** start of DATASET RECORDS **

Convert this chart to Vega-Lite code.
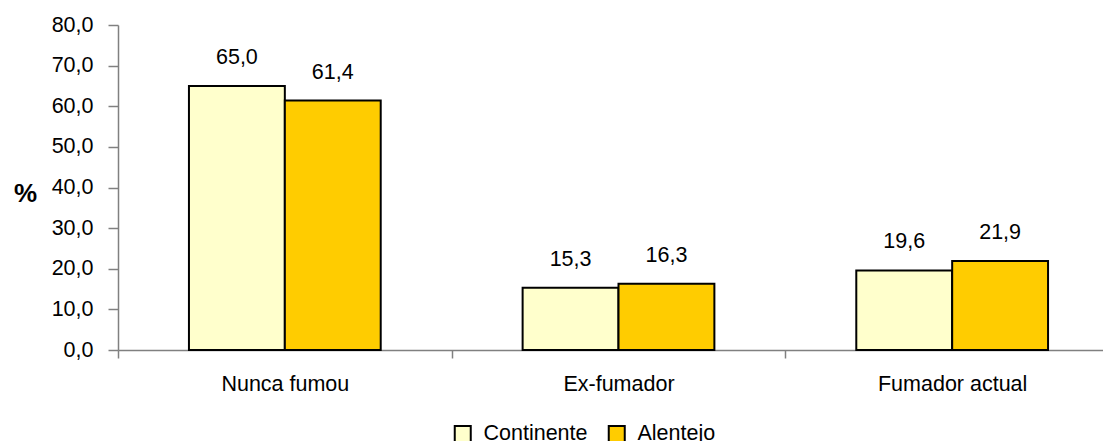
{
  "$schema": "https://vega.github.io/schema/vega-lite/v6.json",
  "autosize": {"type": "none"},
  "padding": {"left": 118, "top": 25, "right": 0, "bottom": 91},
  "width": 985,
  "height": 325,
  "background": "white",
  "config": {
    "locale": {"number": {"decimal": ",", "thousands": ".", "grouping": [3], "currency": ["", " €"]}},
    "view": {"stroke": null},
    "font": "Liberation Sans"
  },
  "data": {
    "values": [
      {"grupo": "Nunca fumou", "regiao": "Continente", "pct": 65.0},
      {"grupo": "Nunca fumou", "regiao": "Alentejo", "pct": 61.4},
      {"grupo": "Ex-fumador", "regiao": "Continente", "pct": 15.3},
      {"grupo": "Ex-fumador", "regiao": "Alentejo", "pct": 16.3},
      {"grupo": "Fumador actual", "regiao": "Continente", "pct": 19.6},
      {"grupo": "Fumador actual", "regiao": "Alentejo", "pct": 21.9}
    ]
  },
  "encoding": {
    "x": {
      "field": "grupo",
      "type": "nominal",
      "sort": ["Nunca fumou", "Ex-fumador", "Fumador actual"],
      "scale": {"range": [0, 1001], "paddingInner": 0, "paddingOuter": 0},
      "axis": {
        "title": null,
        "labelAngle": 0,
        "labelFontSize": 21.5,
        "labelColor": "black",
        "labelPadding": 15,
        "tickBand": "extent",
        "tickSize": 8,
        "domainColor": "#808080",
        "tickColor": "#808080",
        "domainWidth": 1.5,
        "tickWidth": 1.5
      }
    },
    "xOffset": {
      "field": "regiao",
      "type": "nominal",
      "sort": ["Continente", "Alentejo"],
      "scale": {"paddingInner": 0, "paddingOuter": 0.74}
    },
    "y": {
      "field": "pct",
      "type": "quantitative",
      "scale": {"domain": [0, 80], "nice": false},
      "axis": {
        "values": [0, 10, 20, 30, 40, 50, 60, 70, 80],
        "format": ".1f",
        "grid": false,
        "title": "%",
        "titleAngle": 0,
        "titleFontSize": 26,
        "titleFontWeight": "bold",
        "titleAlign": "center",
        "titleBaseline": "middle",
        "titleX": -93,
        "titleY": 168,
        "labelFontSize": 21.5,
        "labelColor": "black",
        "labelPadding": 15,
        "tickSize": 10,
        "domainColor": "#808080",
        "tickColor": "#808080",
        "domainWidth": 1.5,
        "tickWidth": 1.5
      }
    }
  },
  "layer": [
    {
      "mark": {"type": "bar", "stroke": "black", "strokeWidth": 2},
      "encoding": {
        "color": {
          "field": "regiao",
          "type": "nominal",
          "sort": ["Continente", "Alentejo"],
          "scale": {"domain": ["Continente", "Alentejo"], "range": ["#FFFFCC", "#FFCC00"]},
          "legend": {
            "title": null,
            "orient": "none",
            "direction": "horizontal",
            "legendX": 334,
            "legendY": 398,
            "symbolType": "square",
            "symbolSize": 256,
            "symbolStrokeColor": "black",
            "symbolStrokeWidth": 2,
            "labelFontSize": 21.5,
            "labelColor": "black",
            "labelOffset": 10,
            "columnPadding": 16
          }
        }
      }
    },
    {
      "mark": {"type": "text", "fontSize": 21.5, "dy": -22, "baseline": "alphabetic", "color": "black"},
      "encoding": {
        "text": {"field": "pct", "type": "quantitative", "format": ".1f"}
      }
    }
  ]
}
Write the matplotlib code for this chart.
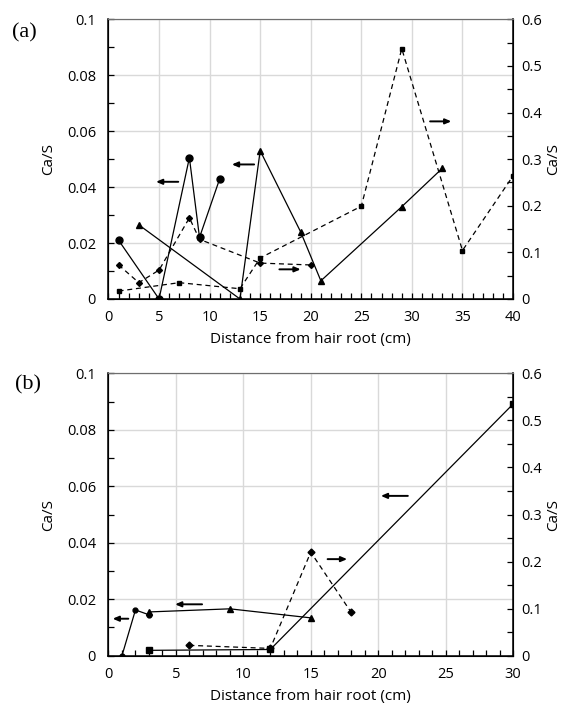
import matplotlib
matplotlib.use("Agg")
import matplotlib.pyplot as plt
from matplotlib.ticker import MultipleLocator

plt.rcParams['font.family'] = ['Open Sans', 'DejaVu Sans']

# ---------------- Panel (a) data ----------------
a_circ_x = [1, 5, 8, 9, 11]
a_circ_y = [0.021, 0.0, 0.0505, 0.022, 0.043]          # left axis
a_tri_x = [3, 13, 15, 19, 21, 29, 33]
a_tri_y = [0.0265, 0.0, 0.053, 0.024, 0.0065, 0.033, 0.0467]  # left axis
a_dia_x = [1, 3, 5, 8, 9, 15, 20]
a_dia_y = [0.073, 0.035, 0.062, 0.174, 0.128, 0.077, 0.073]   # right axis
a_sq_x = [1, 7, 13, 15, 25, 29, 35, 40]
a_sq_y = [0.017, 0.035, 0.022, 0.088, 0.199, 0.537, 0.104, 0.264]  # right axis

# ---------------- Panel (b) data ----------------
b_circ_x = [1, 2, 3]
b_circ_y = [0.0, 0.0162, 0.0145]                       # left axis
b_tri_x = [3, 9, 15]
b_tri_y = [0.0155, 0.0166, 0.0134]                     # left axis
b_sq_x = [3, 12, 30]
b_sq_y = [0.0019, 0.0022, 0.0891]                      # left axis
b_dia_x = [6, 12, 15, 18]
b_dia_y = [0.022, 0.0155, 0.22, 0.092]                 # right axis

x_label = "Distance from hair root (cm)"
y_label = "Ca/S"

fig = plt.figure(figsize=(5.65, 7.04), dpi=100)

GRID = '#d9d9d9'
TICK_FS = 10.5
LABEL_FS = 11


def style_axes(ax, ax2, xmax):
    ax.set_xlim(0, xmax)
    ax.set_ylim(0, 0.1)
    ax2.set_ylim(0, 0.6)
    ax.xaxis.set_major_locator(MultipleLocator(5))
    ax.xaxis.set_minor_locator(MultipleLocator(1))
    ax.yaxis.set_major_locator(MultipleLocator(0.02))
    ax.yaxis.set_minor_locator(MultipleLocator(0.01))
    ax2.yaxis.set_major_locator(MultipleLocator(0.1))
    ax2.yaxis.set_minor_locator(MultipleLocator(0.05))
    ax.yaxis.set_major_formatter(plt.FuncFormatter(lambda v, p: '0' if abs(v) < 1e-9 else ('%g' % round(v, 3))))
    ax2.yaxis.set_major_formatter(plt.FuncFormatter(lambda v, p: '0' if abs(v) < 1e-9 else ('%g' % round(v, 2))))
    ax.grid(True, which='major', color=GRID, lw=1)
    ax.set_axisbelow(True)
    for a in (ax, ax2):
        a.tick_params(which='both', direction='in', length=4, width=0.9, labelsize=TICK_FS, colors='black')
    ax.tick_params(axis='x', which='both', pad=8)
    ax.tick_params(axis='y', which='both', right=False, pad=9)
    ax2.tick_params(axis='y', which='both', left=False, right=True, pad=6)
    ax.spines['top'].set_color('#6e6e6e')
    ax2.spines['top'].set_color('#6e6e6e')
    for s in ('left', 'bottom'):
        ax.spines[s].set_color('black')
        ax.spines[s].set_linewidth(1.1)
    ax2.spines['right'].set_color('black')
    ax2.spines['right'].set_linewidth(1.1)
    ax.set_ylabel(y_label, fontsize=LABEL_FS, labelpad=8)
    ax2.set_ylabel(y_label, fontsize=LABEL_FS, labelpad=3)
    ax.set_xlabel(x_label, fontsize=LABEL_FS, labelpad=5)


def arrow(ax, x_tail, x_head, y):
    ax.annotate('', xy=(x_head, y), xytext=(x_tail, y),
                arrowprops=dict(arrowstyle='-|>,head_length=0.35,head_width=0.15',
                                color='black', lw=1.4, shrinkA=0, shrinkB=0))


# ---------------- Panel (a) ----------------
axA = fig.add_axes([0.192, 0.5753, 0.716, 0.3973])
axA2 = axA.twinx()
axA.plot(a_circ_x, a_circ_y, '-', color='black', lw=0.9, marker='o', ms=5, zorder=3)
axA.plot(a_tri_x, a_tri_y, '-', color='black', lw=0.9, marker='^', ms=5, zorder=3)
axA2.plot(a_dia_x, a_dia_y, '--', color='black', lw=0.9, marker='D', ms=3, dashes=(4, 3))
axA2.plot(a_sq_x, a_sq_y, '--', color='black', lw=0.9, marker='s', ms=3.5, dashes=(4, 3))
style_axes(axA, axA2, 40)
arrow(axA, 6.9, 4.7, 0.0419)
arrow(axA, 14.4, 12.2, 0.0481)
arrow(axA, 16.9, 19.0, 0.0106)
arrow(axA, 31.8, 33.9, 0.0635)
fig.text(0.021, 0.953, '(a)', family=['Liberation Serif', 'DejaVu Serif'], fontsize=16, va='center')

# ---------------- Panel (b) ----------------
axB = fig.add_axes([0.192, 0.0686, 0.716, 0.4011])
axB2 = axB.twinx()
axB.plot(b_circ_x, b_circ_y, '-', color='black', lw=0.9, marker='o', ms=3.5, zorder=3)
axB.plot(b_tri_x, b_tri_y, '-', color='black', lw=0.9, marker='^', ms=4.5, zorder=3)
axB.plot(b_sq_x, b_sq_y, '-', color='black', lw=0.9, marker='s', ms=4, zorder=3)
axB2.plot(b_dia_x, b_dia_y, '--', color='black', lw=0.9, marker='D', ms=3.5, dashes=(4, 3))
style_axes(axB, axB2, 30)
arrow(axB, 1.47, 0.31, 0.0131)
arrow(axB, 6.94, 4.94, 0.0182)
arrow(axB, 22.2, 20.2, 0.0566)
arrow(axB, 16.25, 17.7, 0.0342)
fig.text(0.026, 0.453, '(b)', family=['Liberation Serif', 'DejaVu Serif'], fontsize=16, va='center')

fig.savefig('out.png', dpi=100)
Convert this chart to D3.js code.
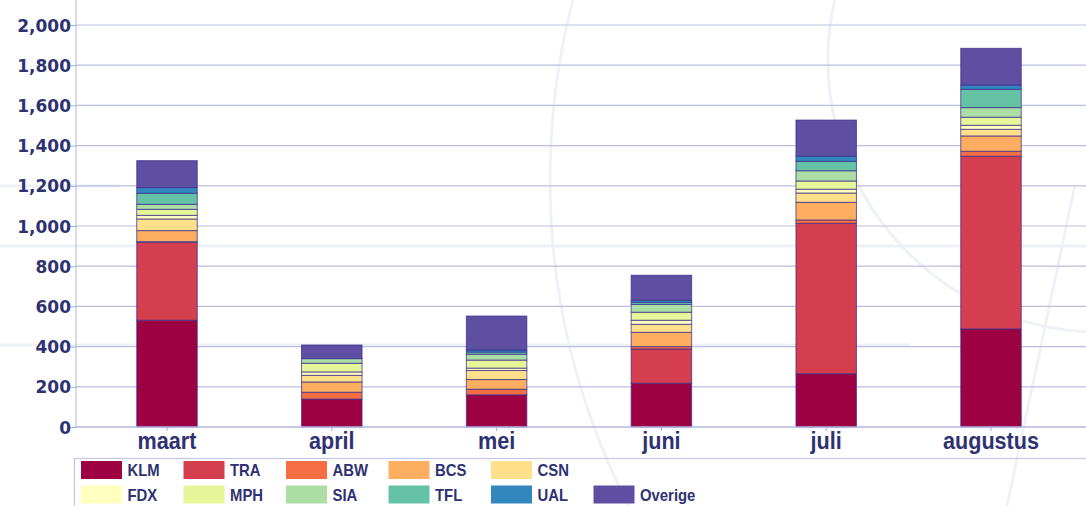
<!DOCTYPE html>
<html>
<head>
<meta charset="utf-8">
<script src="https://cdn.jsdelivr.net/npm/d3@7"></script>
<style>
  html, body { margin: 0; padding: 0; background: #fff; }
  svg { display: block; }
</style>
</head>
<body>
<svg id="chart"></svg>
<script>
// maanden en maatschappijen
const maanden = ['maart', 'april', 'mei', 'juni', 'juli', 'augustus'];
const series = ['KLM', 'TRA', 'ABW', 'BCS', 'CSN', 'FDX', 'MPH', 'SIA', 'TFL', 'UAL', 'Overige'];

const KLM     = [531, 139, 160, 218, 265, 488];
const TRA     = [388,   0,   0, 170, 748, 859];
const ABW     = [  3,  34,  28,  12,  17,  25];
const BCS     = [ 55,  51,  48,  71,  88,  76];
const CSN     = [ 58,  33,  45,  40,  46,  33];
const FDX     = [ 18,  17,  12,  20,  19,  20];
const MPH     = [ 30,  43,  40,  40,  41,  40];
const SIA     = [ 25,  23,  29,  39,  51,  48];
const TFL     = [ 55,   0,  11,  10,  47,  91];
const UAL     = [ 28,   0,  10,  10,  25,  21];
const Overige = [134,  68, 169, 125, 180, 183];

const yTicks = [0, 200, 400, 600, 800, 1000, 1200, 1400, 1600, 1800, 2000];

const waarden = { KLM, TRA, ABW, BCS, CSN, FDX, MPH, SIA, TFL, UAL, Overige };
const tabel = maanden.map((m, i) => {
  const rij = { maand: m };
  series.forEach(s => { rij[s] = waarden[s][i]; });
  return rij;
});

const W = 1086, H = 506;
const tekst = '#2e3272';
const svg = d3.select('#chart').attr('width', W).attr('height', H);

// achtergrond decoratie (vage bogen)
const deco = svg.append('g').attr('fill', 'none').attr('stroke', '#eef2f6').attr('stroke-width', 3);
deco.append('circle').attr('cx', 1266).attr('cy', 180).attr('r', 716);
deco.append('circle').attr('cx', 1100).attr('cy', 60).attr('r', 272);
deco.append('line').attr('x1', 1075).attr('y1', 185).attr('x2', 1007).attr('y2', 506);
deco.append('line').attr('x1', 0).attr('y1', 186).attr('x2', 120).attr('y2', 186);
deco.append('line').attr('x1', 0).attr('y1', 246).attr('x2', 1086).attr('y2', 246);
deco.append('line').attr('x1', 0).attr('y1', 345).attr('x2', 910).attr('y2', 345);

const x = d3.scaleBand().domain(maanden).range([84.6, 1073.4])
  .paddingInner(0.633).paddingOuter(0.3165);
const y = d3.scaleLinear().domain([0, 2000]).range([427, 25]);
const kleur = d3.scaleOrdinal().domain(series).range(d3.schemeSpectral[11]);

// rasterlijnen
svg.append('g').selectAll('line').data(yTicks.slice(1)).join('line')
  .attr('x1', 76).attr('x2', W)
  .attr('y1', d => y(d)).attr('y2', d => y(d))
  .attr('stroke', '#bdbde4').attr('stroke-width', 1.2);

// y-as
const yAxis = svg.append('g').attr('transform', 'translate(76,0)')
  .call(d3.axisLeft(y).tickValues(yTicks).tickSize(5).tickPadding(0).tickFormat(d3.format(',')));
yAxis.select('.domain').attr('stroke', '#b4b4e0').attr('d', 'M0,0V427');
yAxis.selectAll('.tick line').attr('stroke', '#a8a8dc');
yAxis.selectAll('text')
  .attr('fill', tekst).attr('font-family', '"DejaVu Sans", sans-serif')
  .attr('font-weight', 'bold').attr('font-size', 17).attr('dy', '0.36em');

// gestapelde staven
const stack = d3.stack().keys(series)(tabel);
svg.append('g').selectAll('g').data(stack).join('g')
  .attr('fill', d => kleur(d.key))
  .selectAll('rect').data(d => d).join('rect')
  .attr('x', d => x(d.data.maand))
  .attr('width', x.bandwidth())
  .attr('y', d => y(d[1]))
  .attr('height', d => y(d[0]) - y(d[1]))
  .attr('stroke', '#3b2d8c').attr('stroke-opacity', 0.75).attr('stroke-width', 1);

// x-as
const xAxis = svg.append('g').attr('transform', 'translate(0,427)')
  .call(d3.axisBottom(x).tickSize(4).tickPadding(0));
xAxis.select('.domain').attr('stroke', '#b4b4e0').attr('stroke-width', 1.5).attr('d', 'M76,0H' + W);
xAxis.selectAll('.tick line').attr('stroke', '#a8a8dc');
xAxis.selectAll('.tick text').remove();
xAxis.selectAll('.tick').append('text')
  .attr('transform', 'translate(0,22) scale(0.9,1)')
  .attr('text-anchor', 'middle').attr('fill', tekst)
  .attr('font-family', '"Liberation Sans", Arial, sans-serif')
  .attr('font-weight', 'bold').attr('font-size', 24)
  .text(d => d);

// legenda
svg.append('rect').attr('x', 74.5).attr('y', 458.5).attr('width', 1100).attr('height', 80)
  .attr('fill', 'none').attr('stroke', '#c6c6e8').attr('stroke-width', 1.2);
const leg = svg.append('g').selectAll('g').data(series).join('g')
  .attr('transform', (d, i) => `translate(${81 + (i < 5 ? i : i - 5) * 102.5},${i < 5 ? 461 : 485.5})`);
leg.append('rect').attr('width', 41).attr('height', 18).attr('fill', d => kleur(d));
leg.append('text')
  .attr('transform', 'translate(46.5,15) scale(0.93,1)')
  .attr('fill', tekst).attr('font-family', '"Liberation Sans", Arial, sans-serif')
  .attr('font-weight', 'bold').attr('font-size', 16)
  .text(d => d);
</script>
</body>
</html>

** end of DATASET RECORDS **

TASK BRIEF »
Write out word for word the lines above that run from the one with "Write the matplotlib code for this chart." to the one with "0.537, 0.104, 0.264]". Include both end lines; exclude the images.

SOLUTION »
Write the matplotlib code for this chart.
import matplotlib
matplotlib.use("Agg")
import matplotlib.pyplot as plt
from matplotlib.ticker import MultipleLocator

plt.rcParams['font.family'] = ['Open Sans', 'DejaVu Sans']

# ---------------- Panel (a) data ----------------
a_circ_x = [1, 5, 8, 9, 11]
a_circ_y = [0.021, 0.0, 0.0505, 0.022, 0.043]          # left axis
a_tri_x = [3, 13, 15, 19, 21, 29, 33]
a_tri_y = [0.0265, 0.0, 0.053, 0.024, 0.0065, 0.033, 0.0467]  # left axis
a_dia_x = [1, 3, 5, 8, 9, 15, 20]
a_dia_y = [0.073, 0.035, 0.062, 0.174, 0.128, 0.077, 0.073]   # right axis
a_sq_x = [1, 7, 13, 15, 25, 29, 35, 40]
a_sq_y = [0.017, 0.035, 0.022, 0.088, 0.199, 0.537, 0.104, 0.264]  # right axis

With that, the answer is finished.